Division for Mission


Blessed Brother André Bessette, C.S.C., will be canonized, or formally declared a saint, in a ceremony to be held Oct. 17.

Blessed Brother André was a brother of the Congregation of Holy Cross, the religious order which founded the University of Notre Dame, and the founder of St. Joseph’s Oratory of Mount Royal in Montreal.

Born Alfred Bessette on Aug. 9, 1845, in Saint-Gregoire d’Iberville, Quebec, Brother André was one of 12 children. By the time he was 12 years old, his father, a lumberman, had been killed in a work accident and his mother had died of tuberculosis. Physically diminutive, chronically ill, uneducated and clumsy with his hands, the young Bessette nevertheless worked as a farmhand, shoemaker, baker, and blacksmith in Quebec for six years before leaving for New England, where he spent four years working in textile factories and farms in Connecticut, Massachusetts and Rhode Island.

From his earliest childhood, he was quietly but conspicuously prayerful, an inclination which seemed only to intensify during his hardscrabble years as an itinerant laborer, and when he returned to Canada in 1867, he confessed an interest in formal religious life to his local parish priest, who sent him to a nearby community of Holy Cross brothers with a letter assuring its superior that “I am sending you a saint.”

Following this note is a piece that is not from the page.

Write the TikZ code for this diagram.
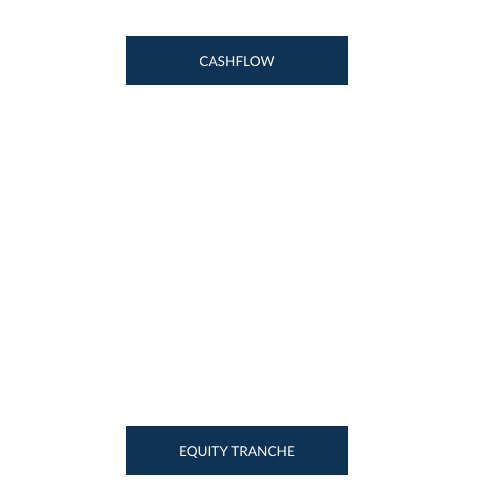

The largely illiterate 25-year old novice was put to work as a porter, or doorman, at Montreal’s College of Notre Dame, an assignment in which he continued for the next 40 years.

In addition to welcoming visitors, he served as janitor, launderer, and sacristan, ran errands and provided the students with cheap haircuts. Throughout these years his reputation for humility and kindness grew, as did the numbers of visitors he received. Most of these were poor and sick people, to whom he offered not only his compassion and what material assistance he could provide, but also moral and spiritual advice. Many of his visitors attributed miraculous cures to him, but he would insist, sometimes with annoyance, that any such cures were attributable to the prayers of Saint Joseph.

Brother André’s particular affection for St. Joseph, in addition to the need to accommodate the throngs of people seeking his help, advice and prayers, led to the foundation of Saint Joseph’s Oratory, at first a small structure constructed on Mount Royal with funds from small donations and Brother André’s barbershop income and now a massive basilica which attracts some 2 million pilgrims each year.

Brother André was entombed there after his death on Jan. 6, 1937. Between his death and burial, more than 1 million pilgrims came to pay tribute.